Ayer, la “asociación” se ocultaba tras el mito del socialismo del siglo XXI. Hoy se renueva como progresismo a ritmo de Twitter, tutelado por la naciente reconversión del Foro de Sao Paulo como Grupo de Puebla. La lucha contra el imperialismo es la categoría o símbolo resurrecto, gratamente musical a los oídos de la envejecida Europa y sus discípulos latinoamericanos.

Además, poder propulsar a través de las redes el reclamo airado e indignado de derechos como armas – no de los derechos humanos, que son todos y para todos, sino los de los diferentes, que pulverizan y siembran caos sin vocación de poder – les favorece. Quita la mirada sobre los actos criminales de la “asociación” y no arriesgan su poder real, salvo el de las entelequias de los Estados y gobernantes incómodos para esta, y les sirven para instrumentar su estrategia de disolución de los valores occidentales e imponer el relativismo.

En 1999, desde Venezuela se pacta la primera entente entre el narcotráfico – representado por las FARC – y la naciente revolución militar bolivariana. Luego, al requerirse de la sublimación del hecho, para asegurarlo en sus propósitos necrofílicos, se instala una narrativa apropiada al ecosistema global. Hugo Chávez se revela como el maestro de las ilusiones a la medida: “Yo mastico coca todos los días en la mañana y miren cómo estoy. Evo (Morales, gobernante de Bolivia) me regaló, así como Fidel (Castro) me manda helados Copelia y muchas otras cosas que me llegan frecuentemente de La Habana; Evo me manda pasta de coca. Se las recomiendo, entonces, no es cocaína…”, afirma ante el mundo, públicamente, en acto oficial, en 2008.

Banalizado el narcotráfico, llegado el 2009 e intentando blindar Mel Zelaya su dominio en Honduras como parte de la “asociación”, busca repetir la fórmula castro-chavista. Provoca una constituyente “democrática” para quedarse en el poder eterna y democráticamente, lo que lo expulsa. Su caída arriesga a la “asociación”. Chávez y su canciller Nicolás Maduro, junto a la gobernante argentina, Cristina Kirchner y el chileno José Miguel Insulza, secretario de la OEA, arman una intervención para reparar los daños. Honduras es el puente de oro de los negocios hacia el norte.

La intervención se frena, pero se impone la solución negociada, sugerida por otros presidentes de la región que prefieren distraerse con los árboles sin mirar al bosque.
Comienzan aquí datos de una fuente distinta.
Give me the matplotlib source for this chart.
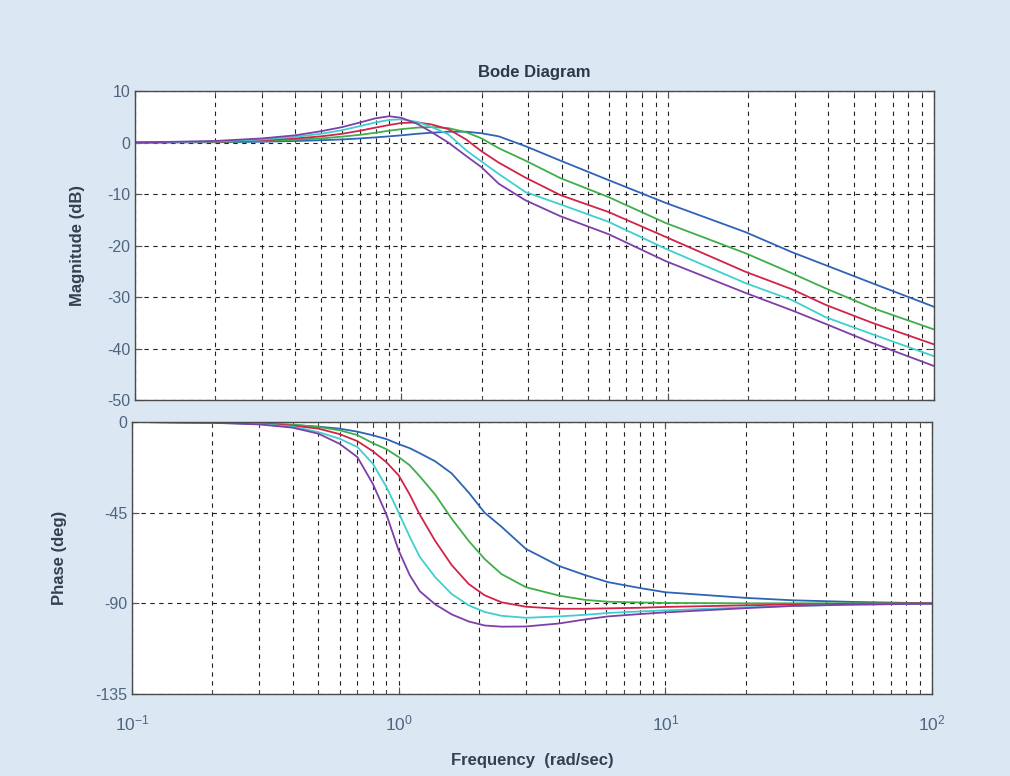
import matplotlib
matplotlib.use('Agg')
import matplotlib.pyplot as plt
from matplotlib.ticker import LogLocator, NullFormatter, FixedLocator

plt.rcParams['font.family'] = ['Liberation Sans', 'DejaVu Sans']
plt.rcParams['axes.unicode_minus'] = False

# frequency grids (rad/sec) where values were read
w_mag = [0.1, 0.2, 0.3, 0.4, 0.5, 0.6, 0.7, 0.8, 0.9, 1.0, 1.15, 1.3, 1.5, 1.75,
         2.0, 2.32, 2.92, 3.95, 6.0, 9.8, 19.6, 29.3, 39.1, 58.5, 100]
w_ph = [0.1, 0.2, 0.3, 0.4, 0.5, 0.6, 0.7, 0.8, 0.9, 1.0, 1.1, 1.2, 1.37, 1.58,
        1.83, 2.1, 2.43, 3.0, 4.0, 5.0, 6.1, 8.1, 10, 20, 30, 50, 100]

# magnitude (dB)
mag_blue = [0, 0.05, 0.15, 0.3, 0.45, 0.6, 0.8, 1.0, 1.2, 1.4, 1.7, 1.9, 2.1, 2.1,
            1.8, 1.2, -0.7, -3.5, -7.3, -11.7, -17.4, -21.3, -23.8, -27.3, -31.9]
mag_green = [0, 0.1, 0.3, 0.55, 0.8, 1.15, 1.5, 1.9, 2.3, 2.6, 2.9, 3.0, 2.8, 2.0,
             0.8, -1.1, -3.5, -6.9, -10.6, -15.6, -21.5, -25.4, -28.3, -32.1, -36.3]
mag_red = [0, 0.15, 0.45, 0.8, 1.2, 1.7, 2.3, 2.9, 3.4, 3.8, 3.9, 3.5, 2.6, 0.6,
           -1.7, -3.9, -6.8, -10.2, -13.5, -18.3, -25.1, -28.5, -31.5, -35.0, -39.2]
mag_cyan = [0, 0.2, 0.6, 1.1, 1.7, 2.4, 3.2, 3.9, 4.4, 4.5, 4.0, 3.0, 1.6, -1.5,
            -3.7, -6.1, -9.6, -12.0, -15.4, -20.6, -27.3, -30.6, -33.9, -37.2, -41.5]
mag_purple = [0, 0.3, 0.8, 1.4, 2.2, 3.0, 3.9, 4.7, 5.1, 4.8, 3.6, 2.0, 0.0, -2.6,
              -4.8, -8.0, -11.2, -14.3, -17.8, -23.0, -29.2, -32.6, -35.2, -38.9, -43.4]

# phase (deg)
ph_blue = [0, -0.3, -0.8, -1.5, -2.3, -3.3, -4.8, -6.6, -8.5, -11, -13, -15.5, -19.5,
           -25.5, -35, -45, -52, -63, -71.5, -76, -79.5, -82.5, -84.5, -87.3, -88.5,
           -89.3, -90]
ph_green = [0, -0.2, -0.6, -1.3, -2.5, -4.1, -6.5, -10.5, -13.5, -17.4, -21.5, -27,
            -36, -48, -59, -68, -75.5, -82, -86.2, -88.3, -89.2, -89.6, -89.8, -90,
            -90, -90, -90]
ph_red = [0, -0.2, -0.8, -1.8, -3.3, -6.0, -9.5, -14.5, -20, -26.5, -36, -46, -59,
          -71, -80.4, -86, -89.5, -91.7, -92.7, -92.7, -92.5, -92.2, -91.8, -91,
          -90.6, -90.3, -90]
ph_cyan = [0, -0.3, -1.0, -2.3, -5, -8.3, -12.4, -20.7, -32.3, -45, -57, -67, -77,
           -85.4, -91, -94.3, -96.2, -97.2, -96.5, -95.7, -94.8, -94, -93.5, -92,
           -91.3, -90.7, -90.2]
ph_purple = [0, -0.4, -1.2, -2.8, -5.8, -10.8, -17.4, -30.7, -46, -63.8, -76, -84,
             -90.5, -95.5, -99, -101, -101.6, -101.5, -100, -98, -96.5, -95.3, -94.5,
             -92.4, -91.3, -90.6, -90.2]

colors = ['#2e64b8', '#3fae49', '#d2234a', '#3fcfcf', '#7d3fa8']
mags = [mag_blue, mag_green, mag_red, mag_cyan, mag_purple]
phases = [ph_blue, ph_green, ph_red, ph_cyan, ph_purple]

mag_ticks = [10, 0, -10, -20, -30, -40, -50]
ph_ticks = [0, -45, -90, -135]

tick_color = '#4f6480'
label_color = '#34404e'
grid_kw = dict(color='#222222', linestyle=(0, (4, 4)), linewidth=0.8)

fig = plt.figure(figsize=(10.1, 7.76), dpi=100)
fig.patch.set_facecolor('#dbe7f3')

ax1 = fig.add_axes([0.1337, 0.4845, 0.7911, 0.3982])
ax2 = fig.add_axes([0.1307, 0.1057, 0.7921, 0.3505])

for ax in (ax1, ax2):
    ax.set_facecolor('white')
    ax.set_xscale('log')
    ax.set_xlim(0.1, 100)
    ax.xaxis.set_major_locator(LogLocator(base=10))
    ax.xaxis.set_minor_locator(LogLocator(base=10, subs=range(2, 10)))
    ax.xaxis.set_minor_formatter(NullFormatter())
    ax.grid(True, which='both', axis='x', **grid_kw)
    ax.grid(True, which='major', axis='y', **grid_kw)
    ax.tick_params(which='both', direction='in', colors='#555555',
                   labelcolor=tick_color, labelsize=11.5, top=True, right=True)
    ax.tick_params(which='major', length=5)
    ax.tick_params(which='minor', length=3)
    for sp in ax.spines.values():
        sp.set_color('#4a4a4a')
        sp.set_linewidth(1.0)

for m, c in zip(mags, colors):
    ax1.plot(w_mag, m, color=c, linewidth=1.3)
for p, c in zip(phases, colors):
    ax2.plot(w_ph, p, color=c, linewidth=1.3)

ax1.set_ylim(-50, 10)
ax1.yaxis.set_major_locator(FixedLocator(mag_ticks))
ax1.tick_params(labelbottom=False)
ax1.set_ylabel('Magnitude (dB)', fontsize=12, fontweight='bold', color=label_color,
               labelpad=16)
ax1.set_title('Bode Diagram', fontsize=12, fontweight='bold', color='#2c3845', pad=10)

ax2.set_ylim(-135, 0)
ax2.yaxis.set_major_locator(FixedLocator(ph_ticks))
ax2.set_ylabel('Phase (deg)', fontsize=12, fontweight='bold', color=label_color,
               labelpad=20)
ax2.set_xlabel('Frequency  (rad/sec)', fontsize=12, fontweight='bold',
               color=label_color, labelpad=14)
ax2.tick_params(axis='x', pad=14, labelsize=12.5)

fig.savefig('out.png', dpi=100, facecolor=fig.get_facecolor())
El diálogo es, al cabo, la gran ganancia de la “asociación”. Es reconocida como actor político y a su holding habanero se le consagra como la Meca de la Paz.

Así, llegado el gobierno de Juan Manuel Santos en Colombia, se pasa la página de la acusación de Álvaro Uribe contra Chávez por sus vínculos con el narcotráfico y como responsable de crímenes de lesa humanidad. Pacta el primero con las FARC e invita a Porfirio Lobo, sucesor de Zelaya, para que se entienda con éste. Lobo, más tarde, pasará por el trago amargo de ver a su hijo involucrado en el narcotráfico, como parte de la “asociación”.

Los muertos y el crimen por ajustes de cuentas, no obstante, se hacen exponenciales. Hay altos y bajos en la gerencia de la “asociación” que se le encomienda a Nicolás Maduro, siempre bajo los dictados del holding. Pero la guerra de narrativas, en las redes, tamiza lo peor y hace mudar las percepciones de la realidad.

Pasada una década, el mayor beneficiario del lavado de los dineros criminales, Lula da Silva, es puesto en libertad. La Kirchner, bajo cuyo mandato ingresa la “asociación” con sus dineros a la Argentina, sometida a juicio es electa vicepresidenta. Y al término, el protector de la mayor cadena de producción de cocaína, Evo Morales, miembro de la “asociación”, expulsado por la misma deriva de violencia popular que alimenta el buró diplomático de esta – el Grupo de Puebla – para diluir las acciones internacionales en contra de su más preciado enclave, la Venezuela de Maduro, es acogido con honores por Andrés Manuel López Obrador. Días antes, dicho gobernante, pone en libertad al hijo del Chapo Guzmán, el mayor narcotraficante de México.

En suma, la cuestión es que mientras avanza la “asociación” y otra vez copa espacios desestabilizando a sus críticos, los europeos obvian la criminalidad transnacional y política para no dejar sin piso a su monserga antinorteamericana. Ser parte tácita de la “asociación”, a través de su mascarón de proa útil, el holding cubano, lo juzgan de preferible. Entre tanto, las víctimas son brizna de paja en el viento, letras muertas en los informes de la ONU.